The California Supreme Court reviewed the law regarding a store owner’s liability for injuries to a business invitee (that is, a store customer) caused by a dangerous condition in Ortega v. Kmart Corp. (2001) 26 Cal.4th 1200, 114 Cal.Rptr.2d 470, 36 P.3d 11. In Ortega, the plaintiff was shopping at a Kmart and slipped on a puddle of milk on the floor. However, the plaintiff had no evidence of either the source of this dangerous condition or the length of time it existed before the accident. The Ortega court first recounted the settled law on establishing liability. Underlying this facet of California law is the principle that a store owner is not an insurer of the safety of its patrons. Nevertheless, the owner does owe the patrons a duty to exercise reasonable care in keeping the premises reasonably safe. (Ortega v. Kmart Corp., supra, 26 Cal.4th at p. 1205).

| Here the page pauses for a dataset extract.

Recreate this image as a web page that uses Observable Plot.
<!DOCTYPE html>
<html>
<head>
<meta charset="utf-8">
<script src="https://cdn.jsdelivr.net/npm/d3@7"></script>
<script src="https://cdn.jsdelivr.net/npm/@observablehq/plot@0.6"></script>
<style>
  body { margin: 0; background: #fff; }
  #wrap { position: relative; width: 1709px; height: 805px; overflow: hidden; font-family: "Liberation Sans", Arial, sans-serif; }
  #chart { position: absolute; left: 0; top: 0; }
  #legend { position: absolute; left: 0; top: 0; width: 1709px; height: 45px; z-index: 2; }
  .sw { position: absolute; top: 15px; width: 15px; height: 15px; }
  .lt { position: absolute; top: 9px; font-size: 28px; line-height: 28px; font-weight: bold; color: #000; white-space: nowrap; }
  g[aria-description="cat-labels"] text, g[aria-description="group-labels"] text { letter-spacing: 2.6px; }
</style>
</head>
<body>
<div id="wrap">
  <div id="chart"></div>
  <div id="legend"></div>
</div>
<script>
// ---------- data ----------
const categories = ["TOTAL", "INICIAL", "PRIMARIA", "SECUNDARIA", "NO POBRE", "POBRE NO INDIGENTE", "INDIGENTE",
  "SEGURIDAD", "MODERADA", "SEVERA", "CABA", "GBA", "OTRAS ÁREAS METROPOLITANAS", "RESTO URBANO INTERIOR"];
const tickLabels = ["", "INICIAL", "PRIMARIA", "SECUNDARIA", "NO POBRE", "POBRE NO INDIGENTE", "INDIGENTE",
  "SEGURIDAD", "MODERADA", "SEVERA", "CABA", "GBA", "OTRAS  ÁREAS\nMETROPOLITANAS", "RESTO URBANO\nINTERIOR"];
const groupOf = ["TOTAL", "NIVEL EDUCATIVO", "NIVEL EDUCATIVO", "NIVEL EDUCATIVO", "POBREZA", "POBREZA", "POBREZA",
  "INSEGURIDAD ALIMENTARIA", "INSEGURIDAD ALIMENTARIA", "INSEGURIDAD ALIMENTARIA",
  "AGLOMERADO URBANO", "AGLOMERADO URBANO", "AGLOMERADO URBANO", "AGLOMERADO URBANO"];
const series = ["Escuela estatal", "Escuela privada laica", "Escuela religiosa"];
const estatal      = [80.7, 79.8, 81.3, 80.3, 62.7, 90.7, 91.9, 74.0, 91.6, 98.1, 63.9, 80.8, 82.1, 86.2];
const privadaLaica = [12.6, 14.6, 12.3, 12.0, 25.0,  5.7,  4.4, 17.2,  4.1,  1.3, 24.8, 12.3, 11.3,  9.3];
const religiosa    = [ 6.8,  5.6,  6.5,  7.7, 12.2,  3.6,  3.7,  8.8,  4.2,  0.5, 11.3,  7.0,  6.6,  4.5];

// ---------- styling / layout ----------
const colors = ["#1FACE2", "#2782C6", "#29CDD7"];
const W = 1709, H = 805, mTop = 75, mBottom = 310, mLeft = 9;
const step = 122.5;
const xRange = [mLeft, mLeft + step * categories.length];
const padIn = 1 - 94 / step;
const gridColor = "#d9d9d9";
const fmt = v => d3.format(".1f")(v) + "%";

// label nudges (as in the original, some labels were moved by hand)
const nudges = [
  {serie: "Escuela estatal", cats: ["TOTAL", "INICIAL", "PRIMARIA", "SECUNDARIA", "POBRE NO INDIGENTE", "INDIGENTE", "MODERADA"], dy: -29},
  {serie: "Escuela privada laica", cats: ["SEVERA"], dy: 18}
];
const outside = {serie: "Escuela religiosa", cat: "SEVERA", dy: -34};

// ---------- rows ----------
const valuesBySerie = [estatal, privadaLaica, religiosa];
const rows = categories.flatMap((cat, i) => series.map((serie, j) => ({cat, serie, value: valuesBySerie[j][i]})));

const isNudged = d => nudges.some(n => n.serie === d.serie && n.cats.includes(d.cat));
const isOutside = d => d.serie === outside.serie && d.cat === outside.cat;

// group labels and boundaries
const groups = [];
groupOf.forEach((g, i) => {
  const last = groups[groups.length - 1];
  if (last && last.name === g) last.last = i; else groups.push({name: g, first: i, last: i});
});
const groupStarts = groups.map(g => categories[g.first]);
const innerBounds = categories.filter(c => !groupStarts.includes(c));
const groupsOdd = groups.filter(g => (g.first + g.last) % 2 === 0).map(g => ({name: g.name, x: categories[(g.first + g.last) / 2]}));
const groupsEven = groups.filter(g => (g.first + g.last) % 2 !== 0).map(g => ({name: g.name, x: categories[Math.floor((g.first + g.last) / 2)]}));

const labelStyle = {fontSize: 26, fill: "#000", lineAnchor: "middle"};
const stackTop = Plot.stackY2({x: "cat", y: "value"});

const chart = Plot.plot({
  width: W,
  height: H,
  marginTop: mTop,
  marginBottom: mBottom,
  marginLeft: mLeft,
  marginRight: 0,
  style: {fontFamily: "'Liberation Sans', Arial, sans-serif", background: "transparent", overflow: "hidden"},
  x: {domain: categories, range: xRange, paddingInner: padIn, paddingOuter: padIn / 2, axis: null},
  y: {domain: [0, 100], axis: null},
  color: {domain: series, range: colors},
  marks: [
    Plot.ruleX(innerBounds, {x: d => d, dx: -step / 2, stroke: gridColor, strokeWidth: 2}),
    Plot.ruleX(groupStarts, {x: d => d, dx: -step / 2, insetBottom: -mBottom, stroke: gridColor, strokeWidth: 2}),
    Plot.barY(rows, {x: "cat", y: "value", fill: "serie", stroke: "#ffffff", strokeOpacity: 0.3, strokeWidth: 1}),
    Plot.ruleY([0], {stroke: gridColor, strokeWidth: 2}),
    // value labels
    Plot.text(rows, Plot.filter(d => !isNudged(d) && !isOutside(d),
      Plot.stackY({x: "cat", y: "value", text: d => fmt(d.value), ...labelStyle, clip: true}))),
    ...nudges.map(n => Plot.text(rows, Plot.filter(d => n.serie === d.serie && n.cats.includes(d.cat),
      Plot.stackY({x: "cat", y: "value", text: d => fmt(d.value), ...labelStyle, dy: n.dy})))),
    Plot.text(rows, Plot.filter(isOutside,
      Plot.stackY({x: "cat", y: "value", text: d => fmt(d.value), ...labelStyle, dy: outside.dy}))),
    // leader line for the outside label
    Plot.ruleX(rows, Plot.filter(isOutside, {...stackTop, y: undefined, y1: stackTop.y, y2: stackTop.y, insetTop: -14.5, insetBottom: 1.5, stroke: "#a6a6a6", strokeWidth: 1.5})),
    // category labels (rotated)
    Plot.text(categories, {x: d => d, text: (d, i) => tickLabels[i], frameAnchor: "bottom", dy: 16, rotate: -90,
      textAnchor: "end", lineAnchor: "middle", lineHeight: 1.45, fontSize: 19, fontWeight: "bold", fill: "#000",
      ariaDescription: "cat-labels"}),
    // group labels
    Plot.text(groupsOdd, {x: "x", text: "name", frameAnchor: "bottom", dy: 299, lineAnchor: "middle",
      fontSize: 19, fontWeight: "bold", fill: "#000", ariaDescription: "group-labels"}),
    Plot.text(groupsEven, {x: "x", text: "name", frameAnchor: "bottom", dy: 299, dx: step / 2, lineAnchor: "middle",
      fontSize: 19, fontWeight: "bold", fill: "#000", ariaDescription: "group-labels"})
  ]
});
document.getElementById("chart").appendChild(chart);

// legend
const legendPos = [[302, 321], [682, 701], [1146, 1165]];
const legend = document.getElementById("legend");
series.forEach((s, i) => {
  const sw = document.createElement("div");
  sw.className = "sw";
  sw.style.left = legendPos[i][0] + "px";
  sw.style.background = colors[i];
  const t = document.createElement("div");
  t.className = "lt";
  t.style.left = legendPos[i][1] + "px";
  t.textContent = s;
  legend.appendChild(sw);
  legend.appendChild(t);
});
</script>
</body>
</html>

A store owner exercises ordinary care by making reasonable inspections of the portions of the premises open to customers. (Ortega v. Kmart Corp., supra, 26 Cal.4th at p. 1205, 114 Cal.Rptr.2d 470, 36 P.3d 11.) The care required is commensurate with the risks involved. (Id.) Thus, for example, if the owner operates a self-service grocery store, where customers are invited to inspect, remove, and replace goods on shelves, the exercise of ordinary care may require the owner to take greater precautions and make more frequent inspections than would otherwise be needed. The owner must safeguard against the possibility that such a customer may create a dangerous condition by disarranging or dropping the merchandise. (Id.) “However, the basic principle to be followed in all these situations is that the owner must use the care required of a reasonably prudent [person] acting under the same circumstances.” (Id.)

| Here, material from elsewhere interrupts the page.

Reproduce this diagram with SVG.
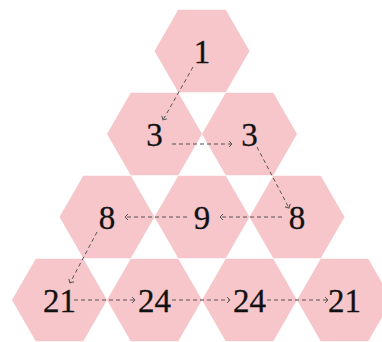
<svg xmlns="http://www.w3.org/2000/svg" xmlns:xlink="http://www.w3.org/1999/xlink" width="382" height="342" viewBox="0 0 382 342">
<style>
.hex{fill:#f6c6ca;}
.num{font-family:"Liberation Serif","DejaVu Serif",serif;font-size:33px;fill:#111;stroke:#111;stroke-width:0.3;text-anchor:middle;}
.arr{fill:none;stroke:#555;stroke-width:1;stroke-dasharray:4 3;marker-end:url(#ah);}
</style>
<defs>
<polygon id="hx" class="hex" points="-47.5,0 -23.75,-41.2 23.75,-41.2 47.5,0 23.75,41.2 -23.75,41.2"/>
<marker id="ah" markerUnits="userSpaceOnUse" markerWidth="10" markerHeight="10" refX="0" refY="0" viewBox="-5 -5 10 10" orient="auto">
<path d="M-3,-3 L0,0 L-3,3" fill="none" stroke="#555" stroke-width="1"/>
</marker>
</defs>
<rect width="382" height="342" fill="#fff"/>
<g id="n1" transform="translate(202,51)"><use xlink:href="#hx"/><text class="num" y="11.5">1</text></g>
<g id="n2a" transform="translate(154.5,134)"><use xlink:href="#hx"/><text class="num" y="11.5">3</text></g>
<g id="n2b" transform="translate(249.5,134)"><use xlink:href="#hx"/><text class="num" y="11.5">3</text></g>
<g id="n3a" transform="translate(107,217)"><use xlink:href="#hx"/><text class="num" y="11.5">8</text></g>
<g id="n3b" transform="translate(202,217)"><use xlink:href="#hx"/><text class="num" y="11.5">9</text></g>
<g id="n3c" transform="translate(297,217)"><use xlink:href="#hx"/><text class="num" y="11.5">8</text></g>
<g id="n4a" transform="translate(59.5,300)"><use xlink:href="#hx"/><text class="num" y="11.5">21</text></g>
<g id="n4b" transform="translate(154.5,300)"><use xlink:href="#hx"/><text class="num" y="11.5">24</text></g>
<g id="n4c" transform="translate(249.5,300)"><use xlink:href="#hx"/><text class="num" y="11.5">24</text></g>
<g id="n4d" transform="translate(344.5,300)"><use xlink:href="#hx"/><text class="num" y="11.5">21</text></g>
<g id="connectors">
<path class="arr" d="M193,67 L163,120"/>
<path class="arr" d="M172,144 L232,144"/>
<path class="arr" d="M257,147 L289,208"/>
<path class="arr" d="M282,217 L220,217"/>
<path class="arr" d="M187,217 L125,217"/>
<path class="arr" d="M97,232 L70,283"/>
<path class="arr" d="M74,300 L135,300"/>
<path class="arr" d="M172,300 L230,300"/>
<path class="arr" d="M267,300 L328,300"/>
</g>
</svg>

“Because the owner is not the insurer of the visitor’s personal safety, the owner’s actual or constructive knowledge of the dangerous condition is a key to establishing its liability.” (Ortega v. Kmart Corp., supra, 26 Cal.4th at p. 1206, 114 Cal.Rptr.2d 470, 36 P.3d 11.) In the absence of actual or constructive knowledge of the dangerous condition, the owner is not liable. Moreover, where the plaintiff relies on the failure to correct a dangerous condition to prove the owner’s negligence, the plaintiff has the burden of showing that the owner had notice of the defect in sufficient time to correct it. (Id.) In contrast, if the burden of proving lack of notice were placed on the owner in a slip-and-fall case, failure to meet the burden would require a finding of liability and effectively render the owner an insurer of the safety of those who enter the premises. (Ibid.)
However, the plaintiff need not show actual knowledge where evidence suggests that the dangerous condition was present for a sufficient period of time to charge the owner with constructive knowledge of its existence. (Ortega v. Kmart Corp., supra, 26 Cal.4th at p. 1206) Whether this condition has existed long enough for a reasonably prudent person to have discovered it is a question of fact for the jury. (Id. at p. 1207) There are no exact time limits. Rather, each accident must be viewed in light of its own unique circumstances. (Id.)
Thus, where, as in Ortega, there is no direct evidence of the length of time the dangerous condition existed, the plaintiff can demonstrate the store owner had constructive notice of the dangerous condition by showing that the site had not been inspected within a reasonable period of time. (Ortega v. Kmart Corp., supra, 26 Cal.4th at p. 1212.) In other words, the plaintiff may raise an inference that the condition existed long enough for the owner to have discovered it. (Id. at pp. 1212–1213.) “It remains a question of fact for the jury whether, under all the circumstances, the defective condition existed long enough so that it would have been discovered and remedied by an owner in the exercise of reasonable care.” (Id. at p. 1213.) Nevertheless, it is still the plaintiff who has the burden of producing evidence and who must prove that the owner had constructive notice of the hazardous condition. (Id. at p. 1212)
Without this knowledge requirement, certain store owners would essentially incur strict liability for slip-and-fall injuries, i.e., they would be insurers of the safety of their patrons. For example, whether the french fry was dropped 10 seconds or 10 hours before the accident would be of no consequence to the liability finding. However, this is not to say that a store owner’s business choices do not impact the negligence analysis. If the store owner’s practices create a higher risk that dangerous conditions will exist, ordinary care will require a corresponding increase in precautions.
Therefore, whether you have a viable claim against a business if you slip and fall or otherwise injure yourself on their property in California revolves around whether a dangerous condition existed for a sufficient period of time to establish constructive notice on the part of the business owner. This can be proven by establishing that the premises were not inspected for a certain period of time to establish constructive notice.